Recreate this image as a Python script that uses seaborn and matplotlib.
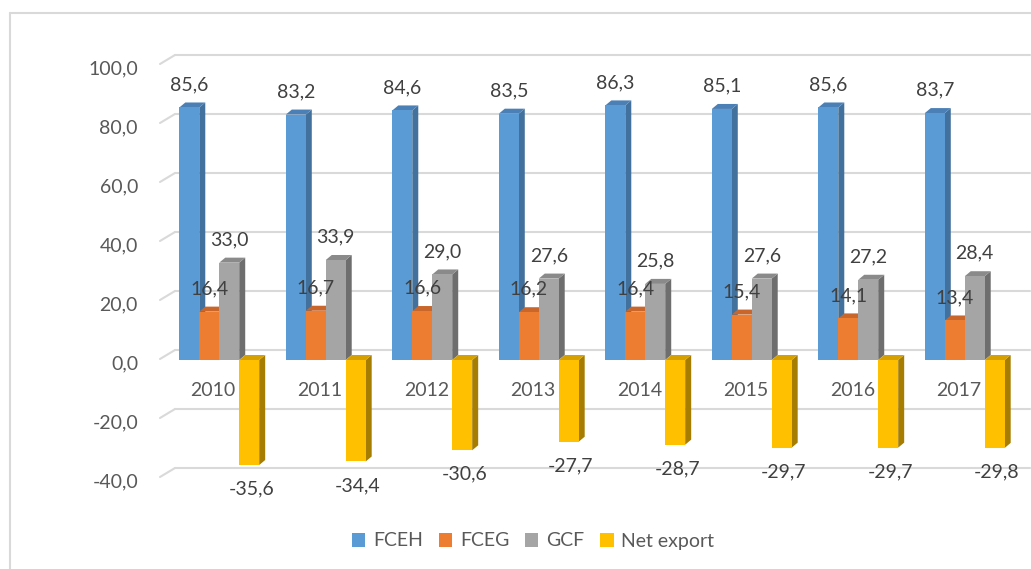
import numpy as np
import pandas as pd
import matplotlib
matplotlib.use("Agg")
import matplotlib.pyplot as plt
import seaborn as sns
from matplotlib.patches import Polygon, Patch
from matplotlib.lines import Line2D

# ---- data -------------------------------------------------------------
years = ["2010", "2011", "2012", "2013", "2014", "2015", "2016", "2017"]
fceh = [85.6, 83.2, 84.6, 83.5, 86.3, 85.1, 85.6, 83.7]
fceg = [16.4, 16.7, 16.6, 16.2, 16.4, 15.4, 14.1, 13.4]
gcf = [33.0, 33.9, 29.0, 27.6, 25.8, 27.6, 27.2, 28.4]
net_export = [-35.6, -34.4, -30.6, -27.7, -28.7, -29.7, -29.7, -29.8]
series_names = ["FCEH", "FCEG", "GCF", "Net export"]
y_ticks = [-40, -20, 0, 20, 40, 60, 80, 100]

# ---- styling ----------------------------------------------------------
front_colors = ["#5b9bd5", "#ed7d31", "#a5a5a5", "#ffc000"]
side_colors = ["#41719c", "#b05c22", "#6e6e6e", "#a67d00"]
top_colors = ["#4b80b6", "#c9662b", "#8a8a8a", "#d6a100"]
grid_color = "#d9d9d9"
label_color = "#404040"
tick_color = "#595959"

df = pd.DataFrame({
    "Year": years * len(series_names),
    "Series": np.repeat(series_names, len(years)),
    "Value": fceh + fceg + gcf + net_export,
})

W, H, DPI = 1031, 569, 100
sns.set_theme(style="white")
plt.rcParams["font.family"] = ["Lato", "DejaVu Sans"]
FS = 14

fig = plt.figure(figsize=(W / DPI, H / DPI), dpi=DPI)
fig.patch.set_facecolor("white")

# axes placed in pixel terms
ax_left, ax_right, ax_top, ax_bottom = 166, 1018, 65, 478
ax = fig.add_axes([ax_left / W, 1 - ax_bottom / H,
                   (ax_right - ax_left) / W, (ax_bottom - ax_top) / H])

sns.barplot(data=df, x="Year", y="Value", hue="Series", order=years,
            hue_order=series_names, palette=front_colors, saturation=1,
            width=0.75, errorbar=None, linewidth=0, legend=False, ax=ax)

ax.set_xlim(-0.5, 7.5)
ax.set_ylim(-40, 100)
for s in ax.spines.values():
    s.set_visible(False)
ax.set_xticks([])
ax.set_yticks([])
ax.set_xlabel("")
ax.set_ylabel("")
ax.set_facecolor("none")

# pixel size of one data unit
p0 = ax.transData.transform((0, 0))
p1 = ax.transData.transform((1, 1))
sx, sy = p1[0] - p0[0], p1[1] - p0[1]

def px_to_xdata(px):
    return -0.5 + (px - ax_left) / sx

# back-wall gridlines with a short slanted stroke at the front
wall_dy = 10 / sy
for t in y_ticks:
    ax.add_line(Line2D([px_to_xdata(175), px_to_xdata(1030)],
                       [t + wall_dy, t + wall_dy], color=grid_color,
                       lw=1.5, zorder=0.5, clip_on=False))
    ax.add_line(Line2D([px_to_xdata(160), px_to_xdata(175)],
                       [t + 1 / sy, t + wall_dy], color=grid_color,
                       lw=1.5, zorder=0.5, clip_on=False))
    ax.annotate(f"{t:.1f}".replace(".", ","), xy=(0, t),
                xycoords=("axes fraction", "data"),
                xytext=(-28, -4), textcoords="offset pixels",
                ha="right", va="center", fontsize=FS, color=tick_color)

# extruded faces for each bar
dx_d, dy_d = 6 / sx, 5 / sy
for k, cont in enumerate(ax.containers):
    for bar in cont:
        x0 = bar.get_x()
        x1 = x0 + bar.get_width()
        y_a = bar.get_y()
        y_b = y_a + bar.get_height()
        top, bot = max(y_a, y_b), min(y_a, y_b)
        bar.set_zorder(3 + 2 * k + 1)
        side = Polygon([(x1, bot), (x1, top), (x1 + dx_d, top + dy_d),
                        (x1 + dx_d, bot + dy_d)], closed=True,
                       facecolor=side_colors[k], edgecolor="none",
                       zorder=3 + 2 * k, clip_on=False)
        cap = Polygon([(x0, top), (x1, top), (x1 + dx_d, top + dy_d),
                       (x0 + dx_d, top + dy_d)], closed=True,
                      facecolor=top_colors[k], edgecolor="none",
                      zorder=3 + 2 * k, clip_on=False)
        ax.add_patch(side)
        ax.add_patch(cap)

        # value label
        val = bar.get_height()
        xc = x0 + bar.get_width() / 2
        if val >= 0:
            ax.annotate(f"{val:.1f}".replace(".", ","), xy=(xc, top),
                        xytext=(0, 23), textcoords="offset pixels",
                        ha="center", va="center", fontsize=FS,
                        color=label_color, zorder=20)
        else:
            ax.annotate(f"{val:.1f}".replace(".", ","), xy=(xc, bot),
                        xytext=(2, -24), textcoords="offset pixels",
                        ha="center", va="center", fontsize=FS,
                        color=label_color, zorder=20)

# category labels sitting just under the zero line
for i, yr in enumerate(years):
    ax.annotate(yr, xy=(i, 0), xytext=(-6, -31), textcoords="offset pixels",
                ha="center", va="center", fontsize=FS, color=tick_color,
                zorder=1)

# chart-area frame (top and left edges)
fig.add_artist(Line2D([10 / W, 10 / W], [0, 1 - 13 / H],
                      transform=fig.transFigure, color=grid_color, lw=1.5))
fig.add_artist(Line2D([10 / W, 1], [1 - 13 / H, 1 - 13 / H],
                      transform=fig.transFigure, color=grid_color, lw=1.5))

# legend
handles = [Patch(facecolor=c, edgecolor="none") for c in front_colors]
fig.legend(handles, series_names, loc="center",
           bbox_to_anchor=(533 / W, 1 - 541 / H), ncol=4, frameon=False,
           handlelength=0.7, handleheight=0.7, handletextpad=0.4,
           columnspacing=0.8, fontsize=FS, labelcolor=tick_color)

fig.savefig("out.png", dpi=DPI, facecolor="white")
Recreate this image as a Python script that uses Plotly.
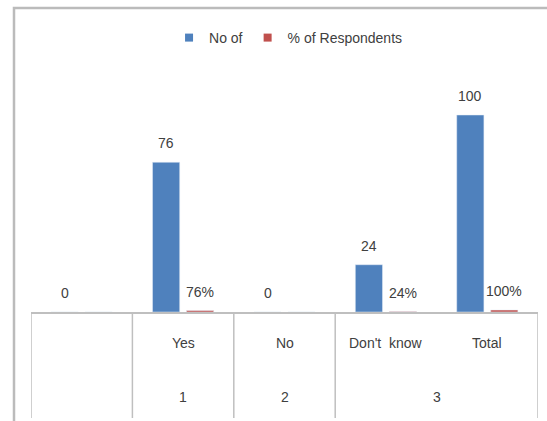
import plotly.graph_objects as go

# ---- data ----
categories = ["", "Yes", "No", "Don't  know", "Total"]
groups = ["", "1", "2", "3", "3"]
no_of = [0, 76, 0, 24, 100]
pct_respondents = [None, 0.76, None, 0.24, 1.00]

BLUE = "#4F81BD"
RED = "#C0504D"
TXT = "#404040"
FONT = "Liberation Sans Narrow, Arial Narrow, Arial, sans-serif"
GRID = "#BFBFBF"
FS = 14

W, H = 547, 421
ML, MR, MT, MB = 31, 9, 60, 109
plot_h = H - MT - MB
plot_w = W - ML - MR

xs = list(range(len(categories)))
bargap, bargroupgap = 0.33, 0.2
off = (1 - bargap) / 4  # centre offset of each bar in a 2-bar group

fig = go.Figure()
fig.add_trace(go.Bar(x=xs, y=no_of, name="No of", marker_color=BLUE,
                     showlegend=False))
fig.add_trace(go.Bar(x=xs, y=[v if v is not None else 0 for v in pct_respondents],
                     name="% of Respondents", marker_color=RED, showlegend=False))
# legend entries with small square symbols
fig.add_trace(go.Scatter(x=[None], y=[None], mode="markers", name="No of",
                         marker=dict(symbol="square", size=8, color=BLUE)))
fig.add_trace(go.Scatter(x=[None], y=[None], mode="markers", name="% of Respondents",
                         marker=dict(symbol="square", size=8, color=RED)))

annotations = []
for i, v in enumerate(no_of):
    annotations.append(dict(x=i - off, y=v, xref="x", yref="y", text=str(v),
                            showarrow=False, yshift=19, yanchor="middle",
                            font=dict(family=FONT, size=FS, color=TXT)))
for i, v in enumerate(pct_respondents):
    if v is None:
        continue
    annotations.append(dict(x=i + off, y=v, xref="x", yref="y",
                            text=f"{v*100:.0f}%", showarrow=False, yshift=19,
                            yanchor="middle",
                            font=dict(family=FONT, size=FS, color=TXT)))

# category table below axis
row1_y = -31 / plot_h
row2_y = -85 / plot_h
table_bottom = -106 / plot_h
for i, c in enumerate(categories):
    if c:
        annotations.append(dict(x=i, y=row1_y, xref="x", yref="paper", text=c,
                                showarrow=False, yanchor="middle",
                                font=dict(family=FONT, size=FS, color=TXT)))

# group spans
spans = []
start = 0
for i in range(1, len(groups) + 1):
    if i == len(groups) or groups[i] != groups[start]:
        spans.append((start, i - 1, groups[start]))
        start = i
shapes = []
bounds = [spans[0][0] - 0.5] + [s[1] + 0.5 for s in spans]
for b in bounds:
    shapes.append(dict(type="line", xref="x", yref="paper", x0=b, x1=b,
                       y0=0, y1=table_bottom, line=dict(color=GRID, width=1.5)))
for s0, s1, g in spans:
    if g:
        annotations.append(dict(x=(s0 + s1) / 2, y=row2_y, xref="x", yref="paper",
                                text=g, showarrow=False, yanchor="middle",
                                font=dict(family=FONT, size=FS, color=TXT)))

# outer chart frame
shapes.append(dict(type="rect", xref="paper", yref="paper",
                   x0=(14 - ML) / plot_w, x1=1.2, y0=-0.6, y1=(MT + plot_h - 8) / plot_h,
                   line=dict(color="#BBBBBB", width=2.5), fillcolor="rgba(0,0,0,0)",
                   layer="below"))

fig.update_layout(
    width=W, height=H,
    margin=dict(l=ML, r=MR, t=MT, b=MB),
    paper_bgcolor="white", plot_bgcolor="white",
    barmode="group", bargap=bargap, bargroupgap=bargroupgap,
    xaxis=dict(range=[-0.5, len(categories) - 0.5], showticklabels=False,
               showgrid=False, zeroline=False, showline=True, linecolor=GRID,
               linewidth=1.5, ticks="", fixedrange=True),
    yaxis=dict(range=[0, plot_h / 1.97], visible=False, showgrid=False,
               zeroline=False, fixedrange=True),
    legend=dict(orientation="h", x=0.507, xanchor="center",
                y=(MT + plot_h - 38) / plot_h, yanchor="middle",
                font=dict(family=FONT, size=FS, color=TXT),
                itemwidth=30, bgcolor="rgba(0,0,0,0)"),
    annotations=annotations,
    shapes=shapes,
    font=dict(family=FONT, color=TXT),
)

fig.write_html("out.html")
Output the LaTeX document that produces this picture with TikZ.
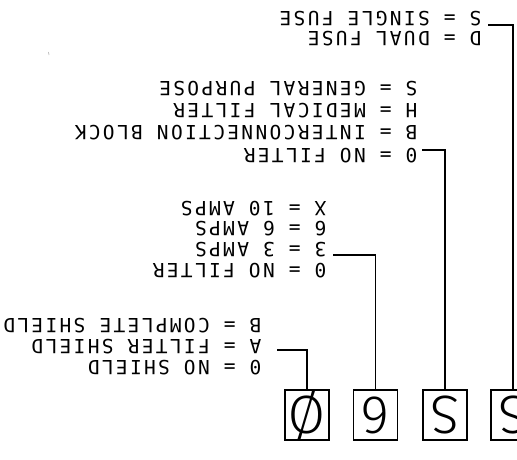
\documentclass[tikz,border=0pt]{standalone}
\usepackage{fontspec}
\newfontfamily\cadfont[LetterSpace=12]{DejaVu Sans Mono}
\newfontfamily\boxfont{Fira Sans Light}
\begin{document}
\begin{tikzpicture}[x=1pt,y=-1pt,line width=1.1pt,
  codetext/.style={rotate=180,anchor=west,inner sep=0pt,text height=13.5pt,text depth=0pt,font=\cadfont\fontsize{19.5}{20}\selectfont},
  digitbox/.style={draw,minimum width=44pt,minimum height=50pt,inner sep=0pt},
  digit/.style={rotate=180,inner sep=0pt,font=\boxfont\fontsize{54}{54}\selectfont}]
\useasboundingbox (0,0) rectangle (517,459);
% Kennziffern-Kaestchen (Bild steht auf dem Kopf)
\node[digitbox] (shield) at (307,415) {}; \node[digit] (shieldDigit) at (shield) {Ø};
\node[digitbox] (amps) at (375.5,415) {}; \node[digit] (ampsDigit) at (amps) {6};
\node[digitbox] (filter) at (445,415) {}; \node[digit] (filterDigit) at (filter) {S};
\node[digitbox] (fuse) at (513,415) {}; \node[digit] (fuseDigit) at (fuse) {S};
% Sicherung
\foreach \t [count=\i] in {S = SINGLE FUSE, D = DUAL FUSE}
  \node[codetext] (fuse\i) at (482,{18+20*(\i-1)}) {\t};
% Filter
\foreach \t [count=\i] in {S = GENERAL PURPOSE, H = MEDICAL FILTER, B = INTERCONNECTION BLOCK, 0 = NO FILTER}
  \node[codetext] (filter\i) at (418,{88+22.3*(\i-1)}) {\t};
% Strom
\foreach \t [count=\i] in {X = 10 AMPS, 6 = 6 AMPS, 3 = 3 AMPS, 0 = NO FILTER}
  \node[codetext] (amps\i) at (327,{208+20.7*(\i-1)}) {\t};
% Abschirmung
\foreach \t [count=\i] in {B = COMPLETE SHIELD, A = FILTER SHIELD, 0 = NO SHIELD}
  \node[codetext] (shield\i) at (262,{325+21*(\i-1)}) {\t};
% Zuordnungslinien
\coordinate (fuseEnd) at (488,25); \draw (fuse.north) |- (fuseEnd);
\coordinate (filterEnd) at (422,150); \draw (filter.north) |- (filterEnd);
\coordinate (ampsEnd) at (333,255); \draw (amps.north) |- (ampsEnd);
\coordinate (shieldEnd) at (277,350); \draw (shield.north) |- (shieldEnd);
% Fleck
\draw[gray!60,line width=0.6pt] (48.5,52) -- (49,55);
\end{tikzpicture}
\end{document}
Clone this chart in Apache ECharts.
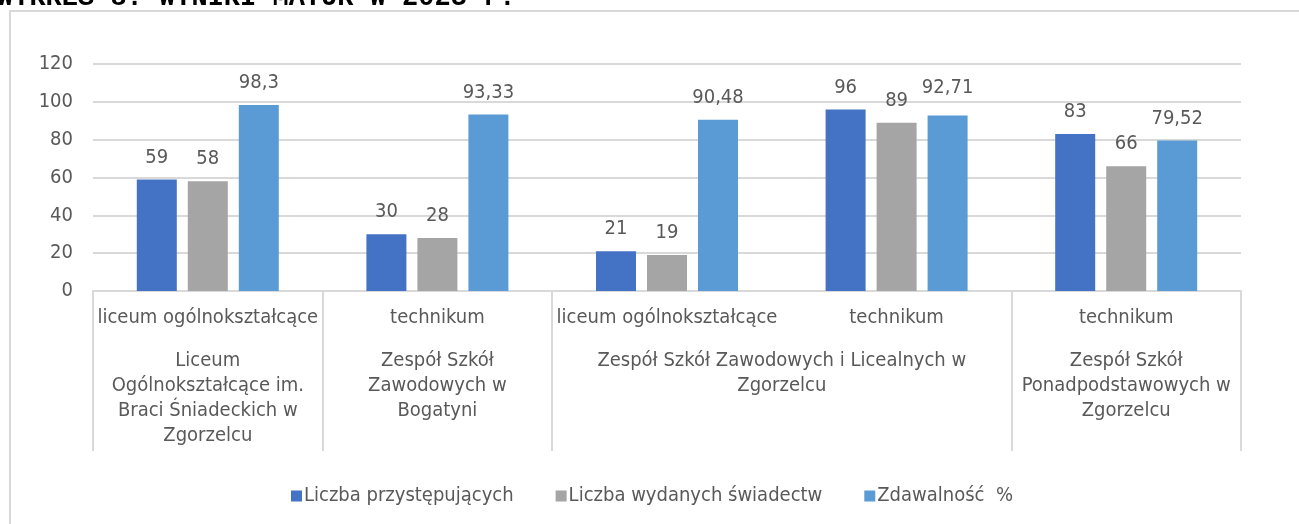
<!DOCTYPE html>
<html>
<head>
<meta charset="utf-8">
<script src="https://cdn.jsdelivr.net/npm/echarts@6/dist/echarts.min.js"></script>
<style>
  html, body { margin: 0; padding: 0; background: #fff; }
  #chart { width: 1299px; height: 524px; }
</style>
</head>
<body>
<div id="chart"></div>
<script>
// data
var types = ['liceum ogólnokształcące', 'technikum', 'liceum ogólnokształcące', 'technikum', 'technikum'];
var schools = [
  'Liceum\nOgólnokształcące im.\nBraci Śniadeckich w\nZgorzelcu',
  'Zespół Szkół\nZawodowych w\nBogatyni',
  'Zespół Szkół Zawodowych i Licealnych w\nZgorzelcu',
  'Zespół Szkół\nPonadpodstawowych w\nZgorzelcu'
];
var schoolSizes = [1, 1, 2, 1];   // how many types each school spans
var przystepujacy = [59, 30, 21, 96, 83];
var swiadectwa = [58, 28, 19, 89, 66];
var zdawalnosc = [98.3, 93.33, 90.48, 92.71, 79.52];
var seriesNames = ['Liczba przystępujących', 'Liczba wydanych świadectw', 'Zdawalność  %'];
var colors = ['#4472C4', '#A5A5A5', '#5B9BD5'];

var FONT = "'DejaVu Sans Condensed', 'DejaVu Sans', sans-serif";
var TXT = '#595959';
var LINE = '#D9D9D9';

// group edges / centers on a 0..n scale
var edges = [0], centers = [];
schoolSizes.forEach(function (s) {
  var start = edges[edges.length - 1];
  edges.push(start + s);
  centers.push(start + s / 2);
});

var chart = echarts.init(document.getElementById('chart'));

function bar(name, values, color, bumped) {
  return {
    name: name,
    type: 'bar',
    // excel pushed one label a bit higher, keep that
    data: values.map(function (v, i) {
      return bumped === i ? { value: v, label: { distance: 18 } } : v;
    }),
    barWidth: 40,
    barGap: '27.5%',
    itemStyle: { color: color },
    label: {
      show: true,
      position: 'top',
      distance: 12,
      color: TXT,
      fontFamily: FONT,
      fontSize: 20,
      formatter: function (p) { return String(p.value).replace('.', ','); }
    }
  };
}

var option = {
  animation: false,
  textStyle: { fontFamily: FONT },
  graphic: [
    {
      type: 'rect',
      shape: { x: 10, y: 11, width: 1400, height: 600 },
      style: { fill: 'none', stroke: LINE, lineWidth: 2 },
      silent: true
    },
    {
      type: 'text',
      x: -3,
      y: -2,
      style: {
        text: 'WYKRES 8. WYNIKI MATUR W 2023 r.',
        font: 'bold 27px "Liberation Mono", monospace',
        fill: '#000',
        verticalAlign: 'middle'
      },
      silent: true
    }
  ],
  legend: {
    left: 286,
    top: 481,
    icon: 'rect',
    itemWidth: 11,
    itemHeight: 11,
    itemGap: 42,
    textStyle: { color: TXT, fontSize: 20, fontFamily: FONT, padding: [0, 0, 0, -3] },
    data: seriesNames
  },
  grid: { left: 93, right: 58, top: 64, bottom: 233 },
  xAxis: [
    {
      type: 'category',
      data: types,
      axisLine: { lineStyle: { color: LINE, width: 2 } },
      axisTick: { show: false },
      axisLabel: { interval: 0, color: TXT, fontSize: 20, fontFamily: FONT, margin: 17 }
    },
    {
      type: 'value',
      min: 0,
      max: types.length,
      position: 'bottom',
      axisLine: { show: false },
      splitLine: { show: false },
      axisTick: {
        show: true,
        customValues: edges.filter(function (e, i) { return i === 0 || i === edges.length - 1 || schoolSizes[i - 1] === 1 || schoolSizes[i] === 1; }),
        length: 160,
        lineStyle: { color: LINE, width: 2 }
      },
      axisLabel: {
        customValues: centers,
        color: TXT,
        fontSize: 20,
        fontFamily: FONT,
        lineHeight: 25,
        margin: 57,
        formatter: function (v) {
          var i = centers.indexOf(v);
          return i >= 0 ? schools[i] : '';
        }
      }
    }
  ],
  yAxis: {
    type: 'value',
    min: 0,
    max: 120,
    interval: 20,
    axisLine: { show: false },
    axisTick: { show: false },
    splitLine: { lineStyle: { color: LINE, width: 2 } },
    axisLabel: { color: TXT, fontSize: 20, fontFamily: FONT, margin: 20 }
  },
  series: [
    bar(seriesNames[0], przystepujacy, colors[0]),
    bar(seriesNames[1], swiadectwa, colors[1]),
    bar(seriesNames[2], zdawalnosc, colors[2], 3)
  ]
};

chart.setOption(option);
</script>
</body>
</html>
◆ ◆ ◆
» EXERCISE DIRECTIONS
Return the material from the line containing "Recreate this image as a Python script that uses Plotly." through the line containing "plot_w = W - ML - MR", exactly and in full, but without its pictures.

» SOLUTION TO THE EXERCISE
Recreate this image as a Python script that uses Plotly.
import plotly.graph_objects as go

# ---- data ----
categories = ["", "Yes", "No", "Don't  know", "Total"]
groups = ["", "1", "2", "3", "3"]
no_of = [0, 76, 0, 24, 100]
pct_respondents = [None, 0.76, None, 0.24, 1.00]

BLUE = "#4F81BD"
RED = "#C0504D"
TXT = "#404040"
FONT = "Liberation Sans Narrow, Arial Narrow, Arial, sans-serif"
GRID = "#BFBFBF"
FS = 14

W, H = 547, 421
ML, MR, MT, MB = 31, 9, 60, 109
plot_h = H - MT - MB
plot_w = W - ML - MR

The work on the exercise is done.